#### Directions
Scan the listing below and copy every line holding "this".

(Records with drawing code)
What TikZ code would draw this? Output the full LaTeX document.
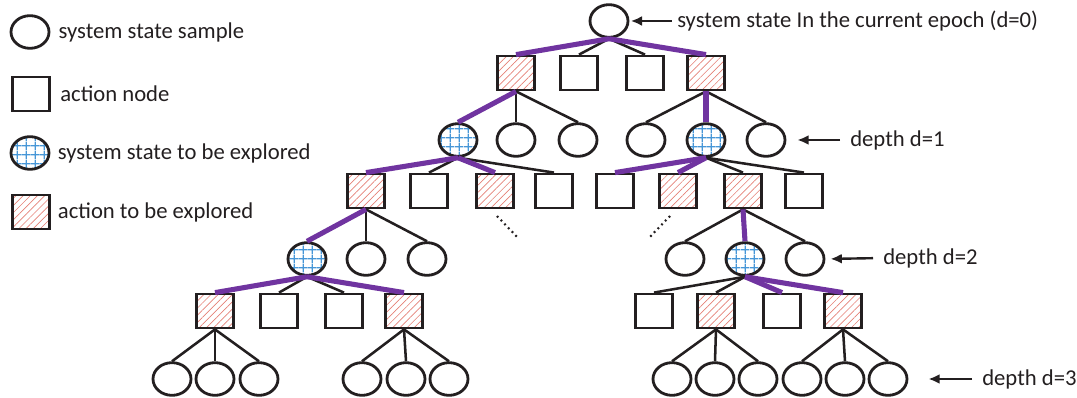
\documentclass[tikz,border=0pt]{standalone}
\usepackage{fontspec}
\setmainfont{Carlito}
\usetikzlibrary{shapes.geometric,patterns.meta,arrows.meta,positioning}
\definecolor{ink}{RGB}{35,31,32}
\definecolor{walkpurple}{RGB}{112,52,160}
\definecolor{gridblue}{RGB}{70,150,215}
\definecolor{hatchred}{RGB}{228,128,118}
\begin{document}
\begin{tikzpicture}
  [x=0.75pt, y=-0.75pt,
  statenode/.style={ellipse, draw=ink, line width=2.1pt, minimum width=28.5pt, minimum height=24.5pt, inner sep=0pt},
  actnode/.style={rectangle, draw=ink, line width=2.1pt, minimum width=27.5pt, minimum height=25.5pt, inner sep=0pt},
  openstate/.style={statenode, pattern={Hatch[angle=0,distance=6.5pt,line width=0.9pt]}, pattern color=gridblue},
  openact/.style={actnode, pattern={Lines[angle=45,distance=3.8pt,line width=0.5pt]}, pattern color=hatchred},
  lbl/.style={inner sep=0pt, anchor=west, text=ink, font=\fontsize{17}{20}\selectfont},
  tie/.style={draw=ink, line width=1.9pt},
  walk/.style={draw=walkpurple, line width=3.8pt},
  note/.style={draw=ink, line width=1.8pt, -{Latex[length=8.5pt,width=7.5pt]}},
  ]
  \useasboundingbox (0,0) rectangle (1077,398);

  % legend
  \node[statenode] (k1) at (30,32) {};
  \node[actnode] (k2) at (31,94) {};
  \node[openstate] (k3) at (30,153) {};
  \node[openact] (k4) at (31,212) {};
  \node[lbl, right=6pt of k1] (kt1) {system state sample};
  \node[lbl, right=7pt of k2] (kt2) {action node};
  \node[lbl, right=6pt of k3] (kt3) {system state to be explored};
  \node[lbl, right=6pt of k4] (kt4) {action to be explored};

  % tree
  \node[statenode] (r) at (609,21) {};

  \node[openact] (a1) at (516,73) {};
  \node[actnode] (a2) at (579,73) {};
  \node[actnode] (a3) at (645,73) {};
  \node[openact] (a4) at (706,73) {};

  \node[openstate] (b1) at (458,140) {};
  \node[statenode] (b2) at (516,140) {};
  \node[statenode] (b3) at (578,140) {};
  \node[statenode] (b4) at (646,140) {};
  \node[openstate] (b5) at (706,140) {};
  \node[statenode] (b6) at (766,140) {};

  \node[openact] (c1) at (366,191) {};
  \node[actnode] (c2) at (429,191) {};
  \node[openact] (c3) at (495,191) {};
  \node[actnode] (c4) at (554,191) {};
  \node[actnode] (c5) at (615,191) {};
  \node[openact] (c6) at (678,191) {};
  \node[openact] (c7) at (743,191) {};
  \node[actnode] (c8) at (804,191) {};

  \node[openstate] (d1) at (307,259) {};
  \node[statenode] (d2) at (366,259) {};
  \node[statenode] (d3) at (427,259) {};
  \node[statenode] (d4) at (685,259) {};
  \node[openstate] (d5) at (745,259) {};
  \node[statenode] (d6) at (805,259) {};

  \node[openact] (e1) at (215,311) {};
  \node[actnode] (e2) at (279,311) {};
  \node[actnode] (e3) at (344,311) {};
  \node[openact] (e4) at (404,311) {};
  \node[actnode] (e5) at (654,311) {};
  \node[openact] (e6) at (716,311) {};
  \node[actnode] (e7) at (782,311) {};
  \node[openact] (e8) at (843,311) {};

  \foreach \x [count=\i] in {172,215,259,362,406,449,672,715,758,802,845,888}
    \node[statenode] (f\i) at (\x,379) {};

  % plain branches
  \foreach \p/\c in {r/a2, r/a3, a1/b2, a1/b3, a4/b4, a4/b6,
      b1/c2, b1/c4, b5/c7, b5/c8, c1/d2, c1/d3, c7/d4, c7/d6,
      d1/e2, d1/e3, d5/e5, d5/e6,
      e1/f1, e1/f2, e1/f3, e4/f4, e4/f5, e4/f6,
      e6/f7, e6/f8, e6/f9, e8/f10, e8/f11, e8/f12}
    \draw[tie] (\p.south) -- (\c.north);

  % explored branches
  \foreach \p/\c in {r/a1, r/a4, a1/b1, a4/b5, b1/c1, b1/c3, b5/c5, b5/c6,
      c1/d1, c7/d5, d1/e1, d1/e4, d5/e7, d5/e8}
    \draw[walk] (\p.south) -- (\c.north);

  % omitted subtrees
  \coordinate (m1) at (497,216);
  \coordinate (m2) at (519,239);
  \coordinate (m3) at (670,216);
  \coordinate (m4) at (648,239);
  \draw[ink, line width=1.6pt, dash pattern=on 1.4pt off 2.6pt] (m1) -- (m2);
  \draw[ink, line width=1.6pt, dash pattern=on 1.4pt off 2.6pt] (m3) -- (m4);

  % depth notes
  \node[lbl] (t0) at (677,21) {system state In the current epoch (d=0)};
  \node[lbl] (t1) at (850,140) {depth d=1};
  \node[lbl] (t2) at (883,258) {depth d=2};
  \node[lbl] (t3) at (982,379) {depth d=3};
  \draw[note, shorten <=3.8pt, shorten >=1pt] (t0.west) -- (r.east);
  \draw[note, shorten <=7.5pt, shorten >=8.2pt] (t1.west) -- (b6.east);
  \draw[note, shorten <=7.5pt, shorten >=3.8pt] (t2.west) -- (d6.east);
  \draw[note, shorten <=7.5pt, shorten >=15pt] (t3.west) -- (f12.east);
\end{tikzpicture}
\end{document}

---

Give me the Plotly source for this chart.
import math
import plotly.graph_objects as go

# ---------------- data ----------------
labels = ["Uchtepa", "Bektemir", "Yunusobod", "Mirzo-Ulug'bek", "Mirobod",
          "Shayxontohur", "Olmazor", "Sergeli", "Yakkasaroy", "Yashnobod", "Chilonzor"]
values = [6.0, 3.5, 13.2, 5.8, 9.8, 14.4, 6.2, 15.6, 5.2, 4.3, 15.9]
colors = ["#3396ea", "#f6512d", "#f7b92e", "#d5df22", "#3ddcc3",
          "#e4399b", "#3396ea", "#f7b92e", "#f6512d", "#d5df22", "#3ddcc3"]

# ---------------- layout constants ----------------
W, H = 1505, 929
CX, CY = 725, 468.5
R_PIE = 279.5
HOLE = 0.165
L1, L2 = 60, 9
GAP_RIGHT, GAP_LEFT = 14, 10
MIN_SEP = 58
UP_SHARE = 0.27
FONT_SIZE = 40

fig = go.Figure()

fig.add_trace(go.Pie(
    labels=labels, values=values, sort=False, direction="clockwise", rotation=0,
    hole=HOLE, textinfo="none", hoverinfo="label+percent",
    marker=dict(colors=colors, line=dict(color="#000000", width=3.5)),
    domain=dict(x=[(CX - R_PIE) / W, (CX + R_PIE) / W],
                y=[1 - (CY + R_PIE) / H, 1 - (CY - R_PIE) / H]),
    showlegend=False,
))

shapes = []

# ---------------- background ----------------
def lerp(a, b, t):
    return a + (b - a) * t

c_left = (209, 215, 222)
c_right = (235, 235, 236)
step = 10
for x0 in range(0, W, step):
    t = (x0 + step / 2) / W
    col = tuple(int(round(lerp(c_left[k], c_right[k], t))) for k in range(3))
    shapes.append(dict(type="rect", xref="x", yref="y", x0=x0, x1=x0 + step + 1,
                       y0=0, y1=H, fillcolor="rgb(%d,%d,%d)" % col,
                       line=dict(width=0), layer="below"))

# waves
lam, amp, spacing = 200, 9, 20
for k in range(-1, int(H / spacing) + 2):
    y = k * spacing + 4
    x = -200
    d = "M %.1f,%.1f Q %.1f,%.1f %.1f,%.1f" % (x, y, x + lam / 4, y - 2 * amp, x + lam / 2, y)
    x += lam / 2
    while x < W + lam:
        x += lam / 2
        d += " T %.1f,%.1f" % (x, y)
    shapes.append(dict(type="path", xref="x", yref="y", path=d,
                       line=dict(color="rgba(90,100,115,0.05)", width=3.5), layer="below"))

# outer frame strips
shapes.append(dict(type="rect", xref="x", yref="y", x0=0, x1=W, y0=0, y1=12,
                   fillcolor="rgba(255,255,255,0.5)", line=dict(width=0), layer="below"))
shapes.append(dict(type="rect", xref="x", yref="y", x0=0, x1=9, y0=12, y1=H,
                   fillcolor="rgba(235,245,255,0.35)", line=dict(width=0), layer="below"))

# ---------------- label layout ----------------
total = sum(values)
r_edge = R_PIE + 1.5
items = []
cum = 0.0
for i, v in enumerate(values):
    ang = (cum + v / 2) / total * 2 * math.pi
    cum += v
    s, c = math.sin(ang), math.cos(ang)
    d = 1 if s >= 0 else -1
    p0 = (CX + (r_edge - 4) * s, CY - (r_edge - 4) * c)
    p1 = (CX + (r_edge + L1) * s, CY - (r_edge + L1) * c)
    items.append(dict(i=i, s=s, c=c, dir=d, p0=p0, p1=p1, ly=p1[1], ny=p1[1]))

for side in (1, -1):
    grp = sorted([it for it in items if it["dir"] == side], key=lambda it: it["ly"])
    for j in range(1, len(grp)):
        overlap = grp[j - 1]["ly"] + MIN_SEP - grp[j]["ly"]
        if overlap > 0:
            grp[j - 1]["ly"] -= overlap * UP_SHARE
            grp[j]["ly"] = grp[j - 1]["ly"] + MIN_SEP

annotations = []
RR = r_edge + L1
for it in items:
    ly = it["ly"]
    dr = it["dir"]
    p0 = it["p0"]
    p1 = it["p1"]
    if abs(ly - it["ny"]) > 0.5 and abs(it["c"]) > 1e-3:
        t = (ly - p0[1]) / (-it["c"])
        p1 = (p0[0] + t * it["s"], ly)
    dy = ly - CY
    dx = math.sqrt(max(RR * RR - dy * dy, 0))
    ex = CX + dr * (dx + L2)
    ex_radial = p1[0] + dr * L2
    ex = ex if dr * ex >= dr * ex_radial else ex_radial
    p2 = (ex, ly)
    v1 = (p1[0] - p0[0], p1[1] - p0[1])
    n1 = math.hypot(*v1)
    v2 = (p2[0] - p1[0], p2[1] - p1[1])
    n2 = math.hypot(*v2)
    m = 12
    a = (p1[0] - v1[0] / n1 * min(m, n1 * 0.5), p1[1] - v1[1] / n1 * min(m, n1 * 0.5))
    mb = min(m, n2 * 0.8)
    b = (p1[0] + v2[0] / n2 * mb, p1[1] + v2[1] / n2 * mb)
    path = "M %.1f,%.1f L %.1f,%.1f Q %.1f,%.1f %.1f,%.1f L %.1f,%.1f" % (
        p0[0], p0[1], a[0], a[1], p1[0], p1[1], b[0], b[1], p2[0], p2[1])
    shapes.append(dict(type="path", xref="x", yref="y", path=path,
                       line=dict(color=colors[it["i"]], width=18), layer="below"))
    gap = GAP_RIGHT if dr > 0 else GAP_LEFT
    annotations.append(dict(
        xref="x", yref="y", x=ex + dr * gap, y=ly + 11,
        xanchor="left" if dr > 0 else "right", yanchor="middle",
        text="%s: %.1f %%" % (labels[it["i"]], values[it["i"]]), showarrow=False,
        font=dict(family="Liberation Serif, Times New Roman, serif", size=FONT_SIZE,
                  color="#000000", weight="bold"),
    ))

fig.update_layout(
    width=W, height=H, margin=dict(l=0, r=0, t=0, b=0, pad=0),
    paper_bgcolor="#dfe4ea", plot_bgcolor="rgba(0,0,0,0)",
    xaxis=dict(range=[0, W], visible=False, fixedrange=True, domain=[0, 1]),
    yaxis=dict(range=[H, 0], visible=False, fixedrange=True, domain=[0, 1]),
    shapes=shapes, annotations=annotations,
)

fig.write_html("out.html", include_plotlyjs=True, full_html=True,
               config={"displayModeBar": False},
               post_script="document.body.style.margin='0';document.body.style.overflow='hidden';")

#### Full solution
What TikZ code would draw this? Output the full LaTeX document.
Give me the Plotly source for this chart.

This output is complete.